LA City Councilmembers Call for the Humane Treatment of Unaccompanied Minors and the Consideration of their Status as Refugees

Officials announce the introduction of a City-wide resolution that denounces to repeal the 2008 Trafficking Victims Protection Reauthorization Act, reducing immigrant children’s access to immigration hearings

 

Los Angeles Councilmembers Gil Cedillo, Mitch O’Farrell, Nury Martinez and Curren Price announced their introduction of a city-wide resolution Thursday calling for the immediate support and humane treatment of unaccompanied immigrant minors. Standing with a coalition of Central American community organizations and local residents, the elected officials expressed their support of ensuring that all minors receive a fair immigration hearing and consideration of their status as refugees.
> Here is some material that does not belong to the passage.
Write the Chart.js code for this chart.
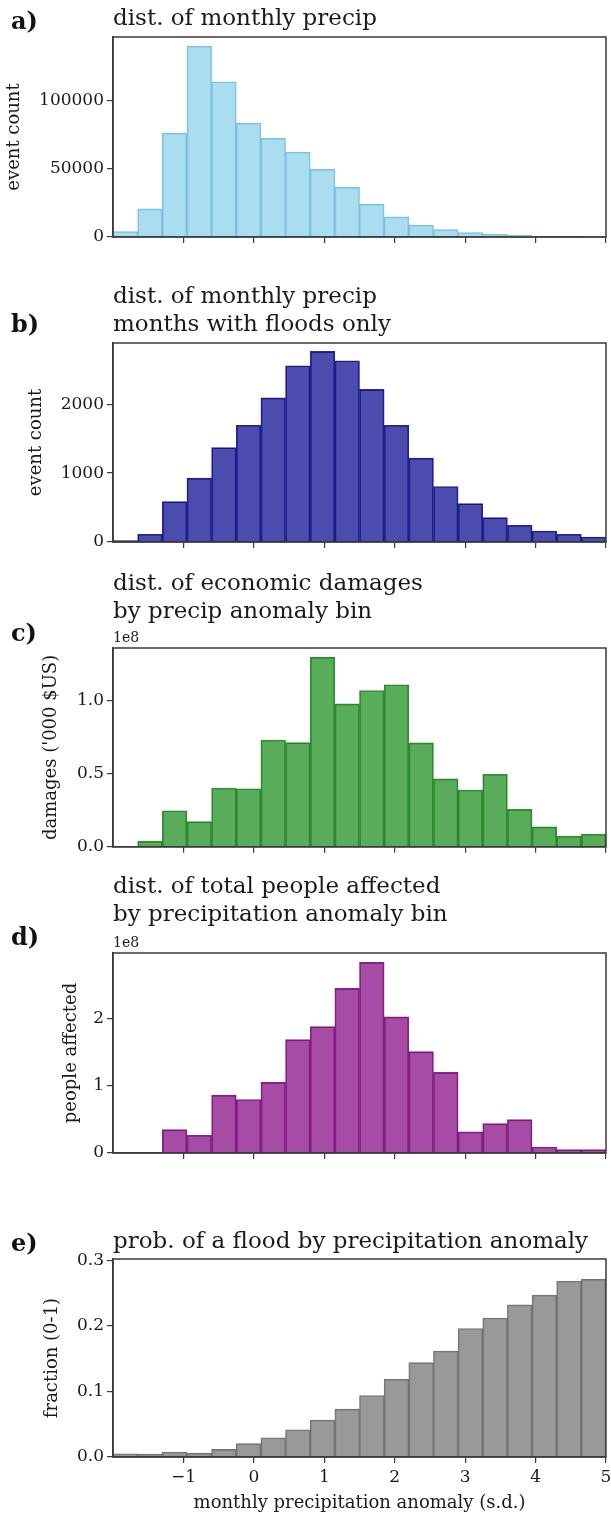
<!DOCTYPE html>
<html>
<head>
<meta charset="utf-8">
<script src="https://cdn.jsdelivr.net/npm/chart.js@4.4.1/dist/chart.umd.min.js"></script>
<style>
  body { margin: 0; background: #fff; }
  #wrap { position: relative; width: 611px; height: 1517px; }
  canvas { position: absolute; left: 0; }
  .tag { position: absolute; left: 11px; font: bold 24px "DejaVu Serif"; line-height: 24px; color: #111; }
</style>
</head>
<body>
<div id="wrap">
  <canvas id="chartA" width="611" height="260" style="top:0px"></canvas>
  <canvas id="chartB" width="611" height="290" style="top:270px"></canvas>
  <canvas id="chartC" width="611" height="300" style="top:560px"></canvas>
  <canvas id="chartD" width="611" height="310" style="top:860px"></canvas>
  <canvas id="chartE" width="611" height="347" style="top:1170px"></canvas>
  <div class="tag" style="top:9px">a)</div>
  <div class="tag" style="top:312px">b)</div>
  <div class="tag" style="top:621px">c)</div>
  <div class="tag" style="top:925px">d)</div>
  <div class="tag" style="top:1231px">e)</div>
</div>
<script>
// bin centres of the 20 precip anomaly bins (s.d.), bins are 0.35 wide from -2 to 5
const binCenters = [-1.825, -1.475, -1.125, -0.775, -0.425, -0.075, 0.275, 0.625, 0.975, 1.325,
                    1.675, 2.025, 2.375, 2.725, 3.075, 3.425, 3.775, 4.125, 4.475, 4.825];

const precipCounts = [3900, 20600, 76000, 139700, 113700, 83300, 72300, 62200, 49500, 36300,
                      24000, 14700, 8600, 5400, 3200, 2000, 1200, 700, 400, 200];

const floodMonthCounts = [20, 112, 587, 927, 1369, 1694, 2092, 2558, 2767, 2631,
                          2214, 1694, 1218, 806, 558, 354, 243, 160, 112, 73];

const damages = [0, 3.9e6, 2.47e7, 1.72e7, 4.03e7, 3.98e7, 7.32e7, 7.14e7, 1.30e8, 9.79e7,
                 1.071e8, 1.11e8, 7.12e7, 4.65e7, 3.89e7, 4.97e7, 2.56e7, 1.37e7, 7.3e6, 8.7e6];

const peopleAffected = [0, 0, 3.47e7, 2.63e7, 8.59e7, 7.94e7, 1.047e8, 1.682e8, 1.876e8, 2.442e8,
                        2.829e8, 2.02e8, 1.504e8, 1.196e8, 3.13e7, 4.37e7, 4.96e7, 8.9e6, 5e6, 5e6];

const floodProb = [0.005, 0.0045, 0.0076, 0.006, 0.0117, 0.0203, 0.0294, 0.0416, 0.0563, 0.073,
                   0.0938, 0.1186, 0.144, 0.1617, 0.196, 0.212, 0.232, 0.247, 0.268, 0.271];

// tick positions
const xTicks = [-1, 0, 1, 2, 3, 4, 5];
const countTicksA = [0, 50000, 100000];
const countTicksB = [0, 1000, 2000];
const damageTicks = [0, 0.5e8, 1.0e8];
const peopleTicks = [0, 1e8, 2e8];
const fracTicks = [0, 0.1, 0.2, 0.3];

const SERIF = "DejaVu Serif";
const INK = "#1a1a1a";
const AXIS = "#3a3a3a";

const framePlugin = {
    id: "frame",
    afterDatasetsDraw(chart){
        const {ctx, chartArea: a} = chart;
        ctx.save();
        ctx.strokeStyle = AXIS;
        ctx.lineWidth = 1.5;
        ctx.strokeRect(a.left, a.top, a.right - a.left, a.bottom - a.top);
        ctx.restore();
    }
};

function histBuilder(id, values, cfg){

    let points = [];
    binCenters.forEach((x, i) =>{
        points.push({x: x, y: values[i]});
    });

    const isLast = !!cfg.xTitle;

    new Chart(id, {
        type: "bar",
        data: {
            datasets: [{
                data: points,
                backgroundColor: cfg.fill,
                borderColor: cfg.edge,
                borderWidth: 1,
                barPercentage: 1,
                categoryPercentage: 1
            }]
        },
        plugins: [framePlugin],
        options: {
            responsive: false,
            animation: false,
            devicePixelRatio: 1,
            layout: { padding: { left: 0, right: 5, top: 0, bottom: 0 } },
            plugins: {
                legend: { display: false },
                tooltip: { enabled: false },
                title: {
                    display: true,
                    text: cfg.title,
                    align: "start",
                    fullSize: false,
                    color: INK,
                    font: { family: SERIF, size: 23, weight: "normal", lineHeight: 28 / 23 },
                    padding: { top: cfg.titleTop, bottom: cfg.titleBottom }
                },
                subtitle: {
                    display: !!cfg.offsetText,
                    text: cfg.offsetText || "",
                    align: "start",
                    fullSize: false,
                    color: INK,
                    font: { family: SERIF, size: 14, lineHeight: 20 / 14 },
                    padding: 0
                }
            },
            scales: {
                x: {
                    type: "linear",
                    min: -2,
                    max: 5,
                    offset: false,
                    afterBuildTicks: (scale) =>{
                        scale.ticks = xTicks.map(v => ({value: v}));
                    },
                    afterFit: (scale) =>{
                        scale.height = cfg.xHeight;
                        scale.paddingLeft = 0;
                        scale.paddingRight = 0;
                    },
                    grid: { display: true, offset: false, drawOnChartArea: false, drawTicks: true, tickLength: 6, color: AXIS, lineWidth: 1.2 },
                    border: { display: true, color: AXIS, width: 1.5 },
                    ticks: {
                        display: isLast,
                        color: INK,
                        padding: 4,
                        maxRotation: 0,
                        autoSkip: false,
                        font: { family: SERIF, size: 17 },
                        callback: (v) => v < 0 ? "\u2212" + Math.abs(v) : String(v)
                    },
                    title: {
                        display: isLast,
                        text: cfg.xTitle || "",
                        color: INK,
                        font: { family: SERIF, size: 18 },
                        padding: { top: 0, bottom: 3 }
                    }
                },
                y: {
                    min: 0,
                    max: cfg.yMax,
                    afterBuildTicks: (scale) =>{
                        scale.ticks = cfg.yTicks.map(v => ({value: v}));
                    },
                    afterFit: (scale) =>{
                        scale.width = 113;
                    },
                    grid: { display: true, drawOnChartArea: false, drawTicks: true, tickLength: 6, color: AXIS, lineWidth: 1.2 },
                    border: { display: true, color: AXIS, width: 1.5 },
                    ticks: {
                        color: INK,
                        padding: 3,
                        font: { family: SERIF, size: 17 },
                        callback: cfg.yFormat
                    },
                    title: {
                        display: true,
                        text: cfg.yTitle,
                        color: INK,
                        font: { family: SERIF, size: 18 },
                        padding: { top: cfg.yTitlePad, bottom: 0 }
                    }
                }
            }
        }
    });
}

histBuilder("chartA", precipCounts, {
    title: "dist. of monthly precip",
    titleTop: 5, titleBottom: 4,
    fill: "rgba(135,206,235,0.7)", edge: "rgba(110,185,220,0.9)",
    yMax: 146500, yTicks: countTicksA, yFormat: (v) => String(v),
    yTitle: "event count", yTitlePad: 4,
    xHeight: 23
});

histBuilder("chartB", floodMonthCounts, {
    title: ["dist. of monthly precip", "months with floods only"],
    titleTop: 13, titleBottom: 4,
    fill: "rgba(0,0,139,0.7)", edge: "rgba(20,20,120,0.9)",
    yMax: 2888, yTicks: countTicksB, yFormat: (v) => String(v),
    yTitle: "event count", yTitlePad: 26,
    xHeight: 18
});

histBuilder("chartC", damages, {
    title: ["dist. of economic damages", "by precip anomaly bin"],
    titleTop: 10, titleBottom: 2,
    offsetText: "1e8",
    fill: "rgba(0,128,0,0.65)", edge: "rgba(30,120,30,0.85)",
    yMax: 1.362e8, yTicks: damageTicks, yFormat: (v) => (v / 1e8).toFixed(1),
    yTitle: "damages ('000 $US)", yTitlePad: 41,
    xHeight: 13
});

histBuilder("chartD", peopleAffected, {
    title: ["dist. of total people affected", "by precipitation anomaly bin"],
    titleTop: 13, titleBottom: 4,
    offsetText: "1e8",
    fill: "rgba(128,0,128,0.7)", edge: "rgba(115,20,115,0.9)",
    yMax: 2.968e8, yTicks: peopleTicks, yFormat: (v) => String(Math.round(v / 1e8)),
    yTitle: "people affected", yTitlePad: 61,
    xHeight: 17
});

histBuilder("chartE", floodProb, {
    title: "prob. of a flood by precipitation anomaly",
    titleTop: 58, titleBottom: 3,
    fill: "rgba(128,128,128,0.8)", edge: "rgba(100,100,100,0.9)",
    yMax: 0.302, yTicks: fracTicks, yFormat: (v) => v.toFixed(1),
    yTitle: "fraction (0-1)", yTitlePad: 42,
    xTitle: "monthly precipitation anomaly (s.d.)",
    xHeight: 60
});
</script>
</body>
</html>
The resolution officially places the City’s position on its Federal Legislative Agenda and denounces any efforts to repeal or reverse the 2008 Trafficking Victims Protection Reauthorization Act., which was created to ensure the safety and legal protection of unaccompanied children.

 "When we take politics out of the equation, we are dealing with an issue that involves child refugees that are fleeing violence and abuse in their own countries,” said Councilman Gil Cedillo. “We have a humanitarian duty to protect these children and make sure they are not placed in harm's way again. The resolution we will present tomorrow will let the world know that the City of Los Angeles stands with the children."

 “As a mother and councilwoman, I believe that our responsibilities to all children extend beyond borders and politics. My heart goes out to those parents that were forced to send their children alone because keeping them meant a far worse fate. Our nation succeeds, in part, because of our compassion," said Councilwoman Nury Martinez.

 “As an elected official sometimes you need to use your voice to call for what’s right and just. These children have fled terrible conditions at home, in search of a better life as so many other Americans have done before them. Today, we want them to know that the City of Los Angeles is a safe place where they will be treated with compassion” said Councilman Curren Price, who represents the Ninth Council District, spanning the Central portion of South Los Angeles.